There are no guarantees.

But history does tell us failure to respond makes getting your dictator a lot more likely.

https://acoup.blog/2021/01/15/miscellan ... ademicats/
User avatar
By Beren
#15158397
late wrote:There are no guarantees.

But history does tell us failure to respond makes getting your dictator a lot more likely.

I guess it's rather guaranteed that repeating the same failed responses won't help much.
By late
#15158398
Beren wrote:
I guess it's rather guaranteed that repeating the same failed responses won't help much.



No president has ever been tried in a criminal court.

This is a one off..
#15158401
late wrote:No president has ever been tried in a criminal court.

This is a one off..

I mean the same failed responses to Trump. Impeached twice, tried in a criminal court, etc. All that circus is only good for keeping you (as well as Trumpers) on the edge and distracted.
#15158402
Beren wrote:So how to deal with Trump? Or rather how to deal with Trump effectively? In my opinion it's the same question as to whether how to deal with Trump smartly.


How about come up with some policies that Americans actually support.
#15158409
Beren wrote:
I mean the same failed responses to Trump. Impeached twice, tried in a criminal court, etc. All that circus is only good for keeping you (as well as Trumpers) on edge and distracted.



We will see.
#15158413
I think that getting rid of Trump, the individual, is difficult but doable. Different strategies will have different repercussions.

But even if it happens, he will simply be replaced by some other cunning grifter. The social conditions for Trump are still happening.
#15158415
ness31 wrote:People clearly have some kind of PTSD when it comes to Trump eh? How odd.

I don’t think he’s going to run again. He’s no spring chicken and I doubt he’d want to put himself through that shit again.


I can't say for certain that Trump will run again but I would be surprised if he didn't. He is all about two things: increasing his brand and making money. Political donations are a great source of revenue that he can build for the next four years. He does not care about any potential negative political consequences to the party.
By late
#15158458
blackjack21 wrote:

Trump had coat tails.




By definition, losers don't have coat tails.

Trump was rejected.

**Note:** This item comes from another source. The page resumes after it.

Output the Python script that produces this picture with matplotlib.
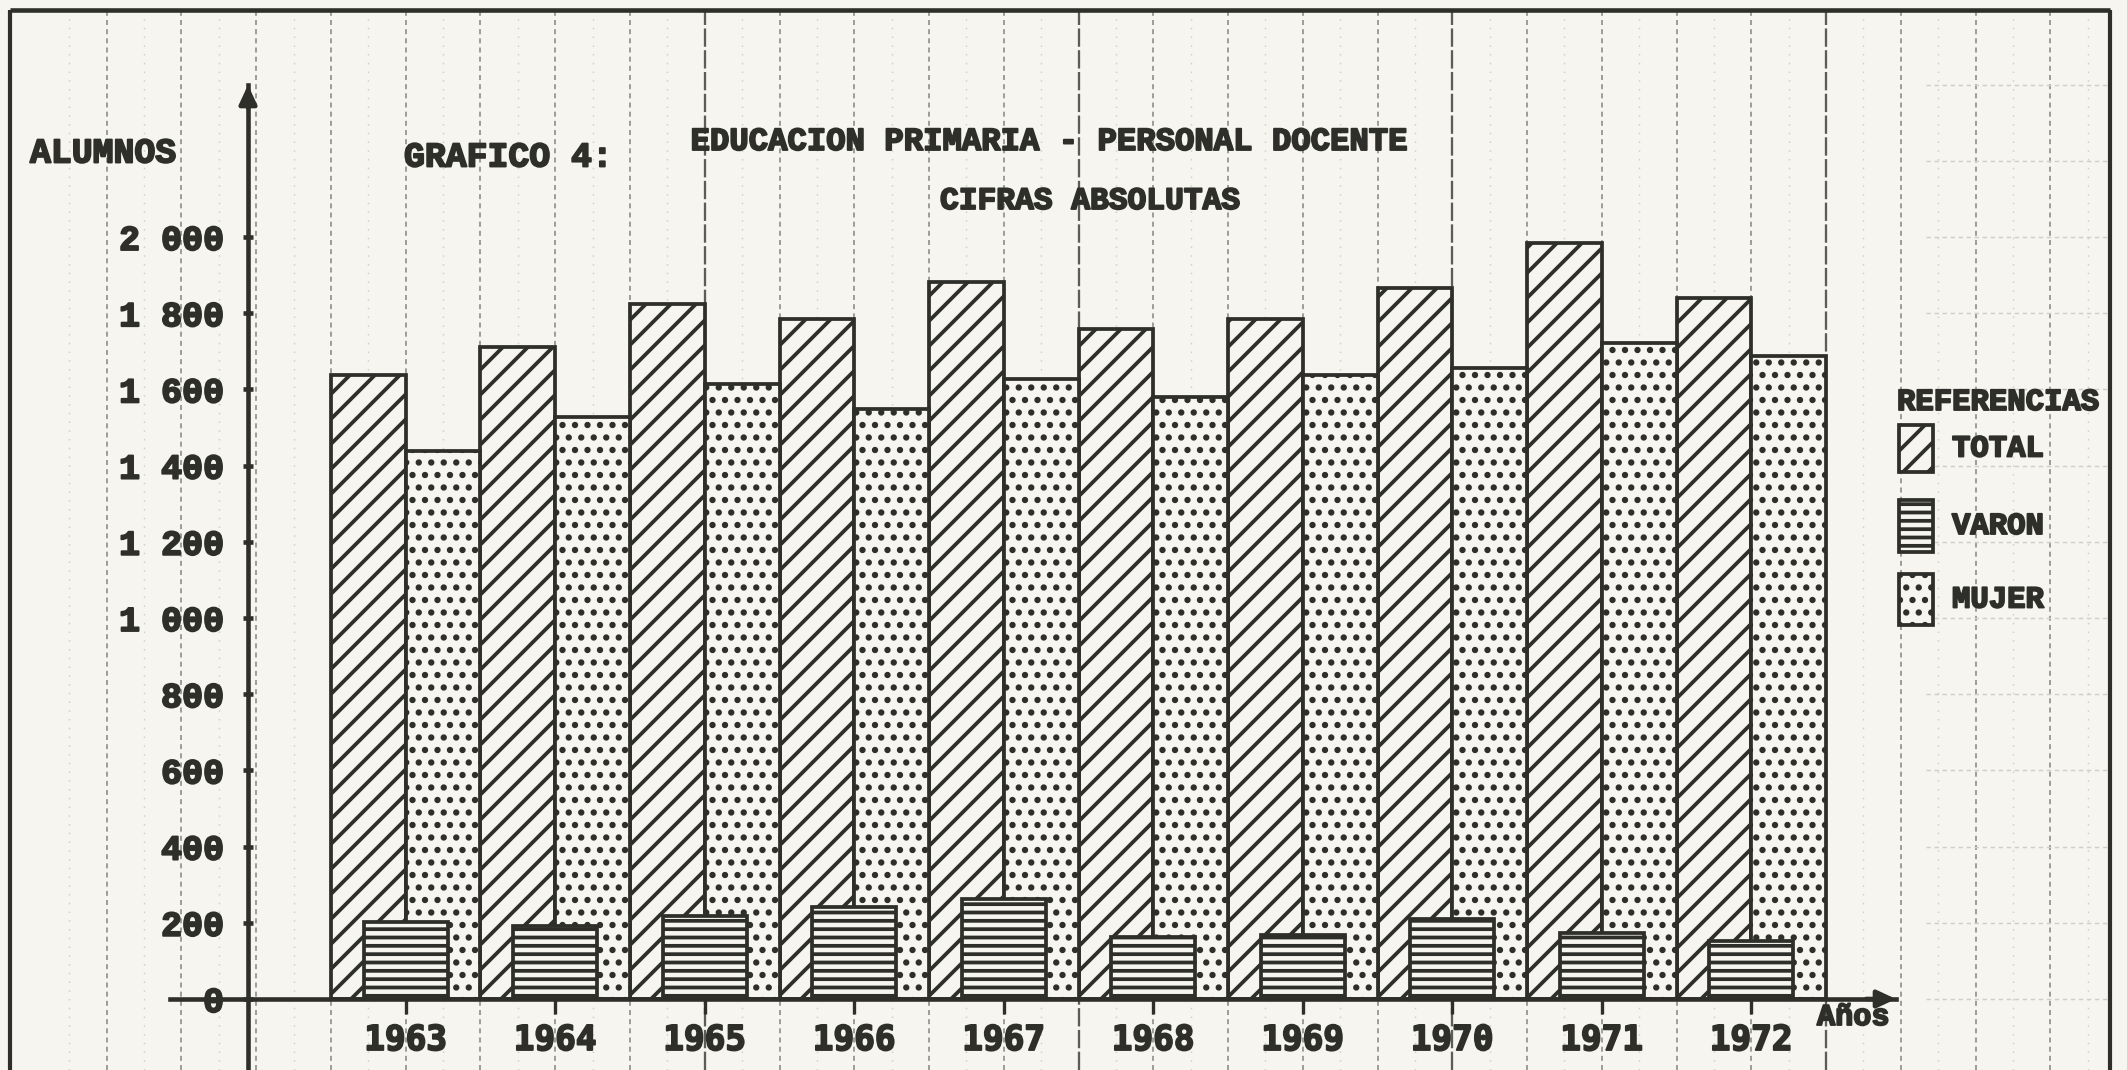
import numpy as np
import matplotlib; matplotlib.use("Agg")
import matplotlib.pyplot as plt
import matplotlib.patheffects as pe
from matplotlib.patches import Rectangle

PAPER = "#f6f5ef"; INK = "#2e2f2b"; GRID = "#8e8e89"; GRID_LT = "#cfcec7"
MONO = ["Liberation Mono", "DejaVu Sans Mono"]
HEAVY = [pe.withStroke(linewidth=0.9, foreground=INK)]   # trazo de máquina de escribir

# ── datos ──
years  = ["1963", "1964", "1965", "1966", "1967", "1968", "1969", "1970", "1971", "1972"]
total  = [1638, 1712, 1823, 1784, 1883, 1759, 1784, 1865, 1983, 1840]
mujer  = [1438, 1527, 1613, 1549, 1627, 1581, 1638, 1655, 1723, 1687]
varon  = [203, 192, 217, 242, 263, 164, 167, 210, 174, 153]
yticks = [0, 200, 400, 600, 800, 1000, 1200, 1400, 1600, 1800, 2000]
ylabels = ["0", "200", "400", "600", "800", "1 000", "1 200", "1 400", "1 600", "1 800", "2 000"]
series = ["TOTAL", "VARON", "MUJER"]

# ── lienzo en píxeles: 2127 x 1070 ──
W, H, DPI = 2127, 1070, 150
UX = 149.5            # px por grupo (año)
X0 = 331              # px del borde izquierdo del primer grupo
UY = 0.381            # px por alumno
Y0 = 71               # px (desde abajo) del cero
def fx(px): return px / W
def fy(py): return 1 - py / H          # py medido desde arriba
def dx(px): return -0.5 + (px - X0) / UX
def dy(py): return ((H - py) - Y0) / UY

plt.rcParams["hatch.linewidth"] = 1.8
fig = plt.figure(figsize=(W / DPI, H / DPI), dpi=DPI)
fig.patch.set_facecolor(PAPER)
ax = fig.add_axes([0, 0, 1, 1])
ax.set_facecolor(PAPER)
ax.set_xlim(dx(0), dx(W)); ax.set_ylim(dy(H), dy(0))

# papel milimetrado: líneas verticales cada medio grupo, marco aparte
ytop = dy(10)
for k in range(-3, 24):
    xk = -0.5 + 0.5 * k
    if k % 5 == 0 and k > 0:
        ax.vlines(xk, dy(H), ytop, color="#5c5c58", lw=1.1, ls=(0, (8, 1.5)), zorder=1)
    else:
        ax.vlines(xk, dy(H), ytop, color=GRID, lw=0.8, ls=(0, (3, 2.5)), zorder=1)
for k in range(-4, 24):
    ax.vlines(-0.25 + 0.5 * k, dy(H), ytop, color=GRID_LT, lw=0.7, ls=(0, (1, 5)), zorder=1)
ax.vlines([dx(10), dx(2110)], dy(H), ytop, color=INK, lw=2.0, zorder=1)
ax.hlines(ytop, dx(10), dx(2110), color=INK, lw=2.2, zorder=1)
for yv in range(0, 2500, 200):
    ax.hlines(yv, dx(1926), dx(2110), color=GRID_LT, lw=0.7, ls=(0, (3, 2.5)), zorder=1)

# barras
x = np.arange(len(years))
ax.bar(x - 0.25, total, width=0.5, facecolor=PAPER, edgecolor=INK, lw=1.8, hatch="//", zorder=3)
ax.bar(x + 0.25, mujer, width=0.5, facecolor=PAPER, edgecolor=INK, lw=1.8, hatch="..", zorder=3)
ax.bar(x, varon, width=0.56, facecolor=PAPER, edgecolor=INK, lw=1.8, hatch="---", zorder=4)

# ejes con flechas
YAX = dx(248)
for s in ("top", "right"):
    ax.spines[s].set_visible(False)
ax.spines["left"].set_position(("data", YAX))
ax.spines["bottom"].set_position(("data", 0))
ax.spines["left"].set_bounds(dy(H), dy(85))
ax.spines["bottom"].set_bounds(dx(170), dx(1896))
for s in ("left", "bottom"):
    ax.spines[s].set_linewidth(2.2); ax.spines[s].set_color(INK); ax.spines[s].set_zorder(5)
arrow = dict(arrowstyle="-|>,head_length=0.75,head_width=0.35", color=INK, lw=2.2, shrinkA=0, shrinkB=0)
ax.annotate("", xy=(YAX, dy(85)), xytext=(YAX, dy(85) - 60), arrowprops=arrow, zorder=6)
ax.annotate("", xy=(dx(1896), 0), xytext=(dx(1896) - 0.2, 0), arrowprops=arrow, zorder=6)

ax.set_yticks(yticks, ylabels, fontfamily=MONO, fontweight="bold", fontsize=16.8, color=INK)
ax.set_xticks(x, years, fontfamily=["DejaVu Sans Mono"], fontweight="bold", fontsize=16.5, color=INK)
ax.tick_params(axis="y", direction="inout", length=5, width=2.2, color=INK, pad=9)
ax.tick_params(axis="x", direction="out", length=7, width=1.6, color=INK, pad=5)
for lbl in ax.get_yticklabels() + ax.get_xticklabels():
    lbl.set_path_effects(HEAVY)

# textos
txt = dict(family=MONO, weight="bold", color=INK, va="center", path_effects=HEAVY)
fig.text(fx(30), fy(153), "ALUMNOS", ha="left", fontsize=16.7, **txt)
fig.text(fx(404), fy(157), "GRAFICO 4:", ha="left", fontsize=16.7, **txt)
fig.text(fx(1049), fy(142), "EDUCACION PRIMARIA - PERSONAL DOCENTE", ha="center", fontsize=15.5, **txt)
fig.text(fx(1090), fy(201), "CIFRAS ABSOLUTAS", ha="center", fontsize=15.0, **txt)
fig.text(fx(1817), fy(1017), "Años", ha="left", fontsize=14.5, **txt)

# referencias
fig.text(fx(1897), fy(402), "REFERENCIAS", ha="left", fontsize=14.7, **txt)
boxes = [(425, 472, "//"), (500, 552, "---"), (574, 625, "..")]
for name, (t, b, hatch) in zip(series, boxes):
    fig.add_artist(Rectangle((fx(1899), fy(b)), 34 / W, (b - t) / H, transform=fig.transFigure,
                             facecolor=PAPER, edgecolor=INK, lw=1.8, hatch=hatch, zorder=5))
    fig.text(fx(1952), fy((t + b) / 2), name, ha="left", fontsize=14.7, **txt)

fig.savefig("out.png", dpi=DPI, facecolor=PAPER)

Most Republicans were not..
#15158468
late wrote:But history does tell us failure to respond makes getting your dictator a lot more likely.

Hitler went to prison, but later became chancellor of Germany. It doesn't work. Numerous Democrats have been impeached from office or prosecuted and went on to get elected or re-elected. You don't even need to go outside of your own political party to see examples of prosecution/persecution not stopping a person's political career.

Finfinder wrote:How about come up with some policies that Americans actually support.

Brilliant! It's amazing that people pushing transgender men in women's sports, illegal aliens to drive down wages, free trade with China to drive down prices while driving up US unemployment, indoctrinating children in schools, or arbitrarily shutting down small businesses and churches while leaving WalMarts, Targets, casinos, liquor stores and pot dispensaries open do not understand why their policies are unpopular with the American people.

Pants-of-dog wrote:The social conditions for Trump are still happening.

Every now and then, you say something concise that is exactly right. Biden is putting back in place exactly the policies that led to Trump.

late wrote:By definition, losers don't have coat tails.

Trump was rejected. Most Republicans were not..

Trump didn't lose. That's why everyone is still talking about Trump and nobody is talking about Biden.